I flipped to a page in my book. “Lupin runs for almost six hundred kilometers, from Tibbitt Lake, east of Yellowknife, to the Lupin mine site in Nunavut. Construction and maintenance cost roughly six-point-five million dollars annually.” I looked at Ryan. “And the ice roads are only open maybe ten weeks a year.”
“Big bucks.”
“That’s just one budget item. Landing strips, power stations, machine shops, sewage and waste disposal, water treatment plants, telephone networks, storage buildings, offices, processing plants. And the workers can’t exactly drive home each night. The mines have to provide housing, food, recreational facilities. A lot of the miners work two-week rotations. That’s a long time to have nothing to do. Listen to this.”

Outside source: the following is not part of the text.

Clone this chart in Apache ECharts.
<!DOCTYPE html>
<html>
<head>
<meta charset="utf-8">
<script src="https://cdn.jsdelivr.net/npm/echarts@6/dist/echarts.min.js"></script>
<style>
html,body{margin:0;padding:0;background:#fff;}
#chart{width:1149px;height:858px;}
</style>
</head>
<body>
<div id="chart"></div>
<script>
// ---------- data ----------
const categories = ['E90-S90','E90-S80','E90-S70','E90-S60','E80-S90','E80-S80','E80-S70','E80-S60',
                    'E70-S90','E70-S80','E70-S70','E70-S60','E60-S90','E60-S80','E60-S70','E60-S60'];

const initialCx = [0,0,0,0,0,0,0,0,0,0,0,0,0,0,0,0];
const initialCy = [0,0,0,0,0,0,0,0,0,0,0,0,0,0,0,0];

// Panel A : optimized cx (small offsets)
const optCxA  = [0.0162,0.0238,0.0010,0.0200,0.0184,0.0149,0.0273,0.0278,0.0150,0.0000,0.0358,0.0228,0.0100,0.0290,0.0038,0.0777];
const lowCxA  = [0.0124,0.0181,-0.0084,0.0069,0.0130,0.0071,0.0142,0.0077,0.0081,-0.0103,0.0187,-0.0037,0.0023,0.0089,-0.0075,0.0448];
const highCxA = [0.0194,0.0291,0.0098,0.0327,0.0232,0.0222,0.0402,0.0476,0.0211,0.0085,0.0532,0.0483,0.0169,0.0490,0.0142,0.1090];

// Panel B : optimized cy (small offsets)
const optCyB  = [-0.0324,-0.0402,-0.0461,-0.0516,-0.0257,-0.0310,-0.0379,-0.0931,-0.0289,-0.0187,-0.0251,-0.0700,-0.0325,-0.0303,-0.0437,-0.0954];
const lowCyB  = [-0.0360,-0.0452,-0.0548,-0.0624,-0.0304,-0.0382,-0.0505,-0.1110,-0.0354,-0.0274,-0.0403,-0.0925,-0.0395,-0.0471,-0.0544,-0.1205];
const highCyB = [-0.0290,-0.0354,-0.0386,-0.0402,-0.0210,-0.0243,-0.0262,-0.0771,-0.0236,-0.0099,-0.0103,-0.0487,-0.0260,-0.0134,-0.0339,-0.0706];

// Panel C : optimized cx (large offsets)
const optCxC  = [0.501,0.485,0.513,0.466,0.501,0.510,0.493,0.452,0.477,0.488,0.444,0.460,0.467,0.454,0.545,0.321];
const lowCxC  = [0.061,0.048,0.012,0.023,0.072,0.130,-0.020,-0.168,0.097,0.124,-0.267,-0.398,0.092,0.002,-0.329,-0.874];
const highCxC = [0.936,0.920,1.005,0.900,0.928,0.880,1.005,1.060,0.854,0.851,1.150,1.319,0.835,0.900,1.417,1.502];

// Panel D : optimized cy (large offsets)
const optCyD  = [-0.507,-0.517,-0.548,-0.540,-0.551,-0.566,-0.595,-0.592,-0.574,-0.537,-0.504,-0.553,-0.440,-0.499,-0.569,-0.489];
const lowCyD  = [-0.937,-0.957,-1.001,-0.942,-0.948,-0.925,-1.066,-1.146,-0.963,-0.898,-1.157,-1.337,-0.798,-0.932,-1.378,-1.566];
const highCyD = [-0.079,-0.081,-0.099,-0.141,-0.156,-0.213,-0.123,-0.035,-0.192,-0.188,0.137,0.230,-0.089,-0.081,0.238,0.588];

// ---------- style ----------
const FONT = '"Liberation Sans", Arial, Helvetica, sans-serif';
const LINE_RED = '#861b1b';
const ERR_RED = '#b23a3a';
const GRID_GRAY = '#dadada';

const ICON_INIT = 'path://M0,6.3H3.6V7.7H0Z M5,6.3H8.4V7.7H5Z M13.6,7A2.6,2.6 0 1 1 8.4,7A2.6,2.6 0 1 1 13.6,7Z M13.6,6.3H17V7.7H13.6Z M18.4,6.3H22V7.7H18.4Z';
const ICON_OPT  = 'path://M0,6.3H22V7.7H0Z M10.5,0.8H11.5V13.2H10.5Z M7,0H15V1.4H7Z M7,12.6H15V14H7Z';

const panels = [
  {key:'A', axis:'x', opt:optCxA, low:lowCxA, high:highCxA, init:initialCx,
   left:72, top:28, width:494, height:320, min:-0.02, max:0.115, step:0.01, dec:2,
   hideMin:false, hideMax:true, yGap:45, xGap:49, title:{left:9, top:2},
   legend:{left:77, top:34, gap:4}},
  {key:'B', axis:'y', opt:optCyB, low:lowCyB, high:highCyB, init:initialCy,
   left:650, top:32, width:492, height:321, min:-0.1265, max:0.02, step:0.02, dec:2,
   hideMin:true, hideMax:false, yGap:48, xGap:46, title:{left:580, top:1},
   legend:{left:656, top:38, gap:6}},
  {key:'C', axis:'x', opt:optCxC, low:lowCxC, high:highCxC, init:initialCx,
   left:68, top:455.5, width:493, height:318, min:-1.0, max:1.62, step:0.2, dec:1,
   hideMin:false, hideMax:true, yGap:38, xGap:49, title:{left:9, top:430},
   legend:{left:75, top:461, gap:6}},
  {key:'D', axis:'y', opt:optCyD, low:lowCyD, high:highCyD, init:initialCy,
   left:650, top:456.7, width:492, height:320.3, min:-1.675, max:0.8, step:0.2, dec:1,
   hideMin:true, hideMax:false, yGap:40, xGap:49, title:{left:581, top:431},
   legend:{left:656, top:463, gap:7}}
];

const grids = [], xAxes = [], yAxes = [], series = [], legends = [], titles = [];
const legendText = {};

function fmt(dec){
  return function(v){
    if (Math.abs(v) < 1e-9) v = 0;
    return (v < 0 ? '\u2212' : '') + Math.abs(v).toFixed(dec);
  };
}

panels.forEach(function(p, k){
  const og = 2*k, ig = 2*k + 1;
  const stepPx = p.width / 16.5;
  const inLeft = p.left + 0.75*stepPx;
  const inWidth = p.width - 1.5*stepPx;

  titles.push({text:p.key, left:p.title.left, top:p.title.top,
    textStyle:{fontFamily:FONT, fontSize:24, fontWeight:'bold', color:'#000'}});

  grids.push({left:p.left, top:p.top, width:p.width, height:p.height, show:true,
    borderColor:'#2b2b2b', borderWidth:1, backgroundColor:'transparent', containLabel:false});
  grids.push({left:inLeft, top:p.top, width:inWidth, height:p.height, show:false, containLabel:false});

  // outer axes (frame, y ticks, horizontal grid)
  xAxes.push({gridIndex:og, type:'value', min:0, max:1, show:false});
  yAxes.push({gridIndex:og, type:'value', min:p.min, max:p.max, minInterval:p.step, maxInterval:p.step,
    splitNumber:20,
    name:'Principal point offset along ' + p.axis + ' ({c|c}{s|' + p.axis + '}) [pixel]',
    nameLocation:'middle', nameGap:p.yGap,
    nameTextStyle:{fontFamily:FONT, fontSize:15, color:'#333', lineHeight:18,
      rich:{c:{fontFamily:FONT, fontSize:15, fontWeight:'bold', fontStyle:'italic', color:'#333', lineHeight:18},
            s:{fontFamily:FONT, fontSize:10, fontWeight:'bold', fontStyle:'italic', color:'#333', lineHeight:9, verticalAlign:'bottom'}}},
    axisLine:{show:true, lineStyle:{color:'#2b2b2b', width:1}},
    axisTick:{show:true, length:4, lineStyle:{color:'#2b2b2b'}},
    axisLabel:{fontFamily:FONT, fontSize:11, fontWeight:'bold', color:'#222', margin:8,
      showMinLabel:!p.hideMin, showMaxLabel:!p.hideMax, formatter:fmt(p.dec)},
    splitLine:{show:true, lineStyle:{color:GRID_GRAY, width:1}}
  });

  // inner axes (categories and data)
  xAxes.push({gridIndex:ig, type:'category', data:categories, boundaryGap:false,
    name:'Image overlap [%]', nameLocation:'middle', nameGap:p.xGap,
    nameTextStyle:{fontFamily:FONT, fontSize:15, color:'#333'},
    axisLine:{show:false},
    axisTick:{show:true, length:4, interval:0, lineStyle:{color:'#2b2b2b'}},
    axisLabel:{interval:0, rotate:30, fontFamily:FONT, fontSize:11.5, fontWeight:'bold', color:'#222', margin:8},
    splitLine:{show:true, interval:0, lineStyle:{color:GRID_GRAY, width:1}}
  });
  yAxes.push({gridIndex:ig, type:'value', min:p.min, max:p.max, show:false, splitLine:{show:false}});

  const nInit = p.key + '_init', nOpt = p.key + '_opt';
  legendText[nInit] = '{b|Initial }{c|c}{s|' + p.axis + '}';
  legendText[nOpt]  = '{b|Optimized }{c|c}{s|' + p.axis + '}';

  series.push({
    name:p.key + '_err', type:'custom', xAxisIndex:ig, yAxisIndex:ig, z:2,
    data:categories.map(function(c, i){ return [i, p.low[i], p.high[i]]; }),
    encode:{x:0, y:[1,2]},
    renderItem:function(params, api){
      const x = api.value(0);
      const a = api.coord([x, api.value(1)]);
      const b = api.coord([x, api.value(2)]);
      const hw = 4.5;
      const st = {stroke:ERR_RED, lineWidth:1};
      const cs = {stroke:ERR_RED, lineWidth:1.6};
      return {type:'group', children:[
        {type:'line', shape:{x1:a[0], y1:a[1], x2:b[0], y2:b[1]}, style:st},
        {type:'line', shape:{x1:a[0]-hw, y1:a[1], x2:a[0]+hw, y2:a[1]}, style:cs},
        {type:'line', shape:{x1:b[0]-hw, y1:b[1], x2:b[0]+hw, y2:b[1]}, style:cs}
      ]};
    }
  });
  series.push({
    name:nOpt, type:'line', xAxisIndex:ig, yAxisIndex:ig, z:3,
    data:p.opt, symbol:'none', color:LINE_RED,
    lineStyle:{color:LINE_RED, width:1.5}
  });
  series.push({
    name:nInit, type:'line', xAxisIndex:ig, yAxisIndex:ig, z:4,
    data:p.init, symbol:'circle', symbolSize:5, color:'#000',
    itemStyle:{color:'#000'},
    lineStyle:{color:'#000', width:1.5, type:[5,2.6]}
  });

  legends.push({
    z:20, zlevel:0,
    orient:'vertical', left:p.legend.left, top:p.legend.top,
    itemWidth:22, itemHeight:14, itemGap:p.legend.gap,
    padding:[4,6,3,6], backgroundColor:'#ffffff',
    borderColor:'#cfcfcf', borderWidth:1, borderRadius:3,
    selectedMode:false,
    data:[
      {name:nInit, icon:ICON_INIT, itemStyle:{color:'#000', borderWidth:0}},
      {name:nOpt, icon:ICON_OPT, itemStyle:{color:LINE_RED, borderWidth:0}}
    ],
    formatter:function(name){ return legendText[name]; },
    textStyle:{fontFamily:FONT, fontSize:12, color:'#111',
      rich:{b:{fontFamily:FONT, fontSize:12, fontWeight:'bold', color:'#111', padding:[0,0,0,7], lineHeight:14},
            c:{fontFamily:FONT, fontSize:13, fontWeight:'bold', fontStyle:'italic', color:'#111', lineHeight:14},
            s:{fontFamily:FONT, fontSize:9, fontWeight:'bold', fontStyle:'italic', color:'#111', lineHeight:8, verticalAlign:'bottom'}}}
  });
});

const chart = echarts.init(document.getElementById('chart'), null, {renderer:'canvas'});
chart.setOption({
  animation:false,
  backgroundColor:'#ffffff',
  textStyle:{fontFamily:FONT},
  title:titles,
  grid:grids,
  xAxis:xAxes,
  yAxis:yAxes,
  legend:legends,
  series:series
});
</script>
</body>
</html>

I gave him no opening to opt out.
“Ekati construction cost nine hundred million dollars. Diavik
cost one-point-three billion—that’s
billion
—dollars. They drained a whole damn lake!”

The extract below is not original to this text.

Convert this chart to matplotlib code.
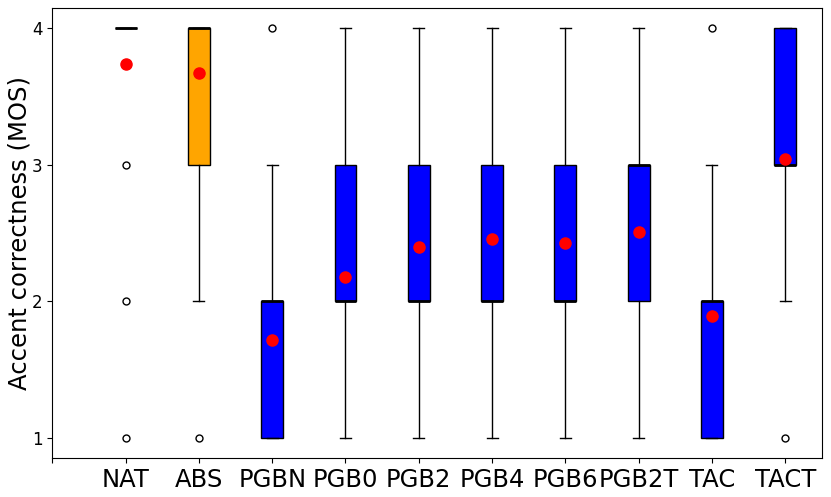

“Isn’t that the kind of thing that infuriates Mr. Squeeters? By the way, I saw him yesterday. When Rainwater and I drove past, Tyne was pulling out of the Giant gold mine.”
“I thought it was closed.”
“It is. But there are arsenic issues.”
“Arsenic?’
“A by-product of gold production. When the mine shut down, the owners walked, leaving a few zillion tons of the stuff.”
“Don’t mining companies have to fork over millions up front to cover the cost of cleanup before they’re granted permits to operate?”
“Ah, the good old days.” Ryan knocked back the last of his coffee. “Listen, if you’re really interested in this stuff, Rainwater says his great-uncle works at the mining recorder’s office, knows everything there is to know on the subject.”
“Sure, I’ll pop right in on a Sunday.”
“Rainwater says the old coot practically lives there. He’s a retired geology prof, and the government cooked up some sort of make-work position for him after he retired. Or something like that.”
“You and Rainwater going to be pen pals when this is over?”
Ryan raised palms and brows. “What? We’ve been thrown together a lot. Gassing passes the time.” He stood. “Can’t let the grass grow. Keep me in the—”
“Got it. Loop.”
So. Lily had blown rehab. Was that the reason Ryan had been so aloof with me? So snarky with Ollie? Not petty jealousy but anguish over his daughter?
My phone cut me off in midponder. Bergeron. I clicked on.
“I have a name for you.”
“T
HE DESCRIPTORS GENERATED ONLY ONE MATCH. PROBABLY
because a root canal in a third molar is extremely uncommon. Eric Skipper, white male, forty-four, residing in Brampton, Ontario at the time of his disappearance.”
“When did Skipper go into the system?”
“March eighteenth, 2008. Descriptors were provided by Dr. Herbert Mandel of Brampton.”
“Did you contact him?”
“I did. Dr. Mandel informed me that Mr. Skipper had a great deal of dental work, including extractions, restorations, and other root canals. He is sending the record by FedEx.”
“Who filed the MP report?”
I heard paper rustle. “Mr. Skipper’s wife, Michelle. Dr. Mandel says she remains a patient.”
“Did you get her number?”
Bergeron read it to me, and I jotted it down.
“Anything else?”
“I’m an odontologist, Dr. Brennan. Not a detective. From you, I will need the actual X-rays.”
“Coming your way.”
“I will call when the ID is confirmed.”
“Thank you, Dr. Bergeron. I owe you one.”
“You do, indeed.”
I called Maureen King. Voice mail.
It was a nice day. Nothing but sun and temperatures projected to soar into the upper fifties. I decided to visit the coroner’s office.
* * *
“Hey, old lady.”
I was on the walk leading to the Searle Building. I stopped and turned.
Binny was across Forty-ninth Street, straddling his bike on the courthouse lawn. The tuque had been replaced by a baseball cap sitting low on his brows. Same sweats. Same sneakers.
“Hey, bozo,” I said.
“Bozo? That the best you can do?” Underlying the bravado was a tension I hadn’t sensed in our previous encounter.
“Good morning, Mr. Binny Mind-Your-Own-Business.”
“You remember good, for a granny.”
“I’m pretty busy right now.”
“At least you ain’t covered in doodah.”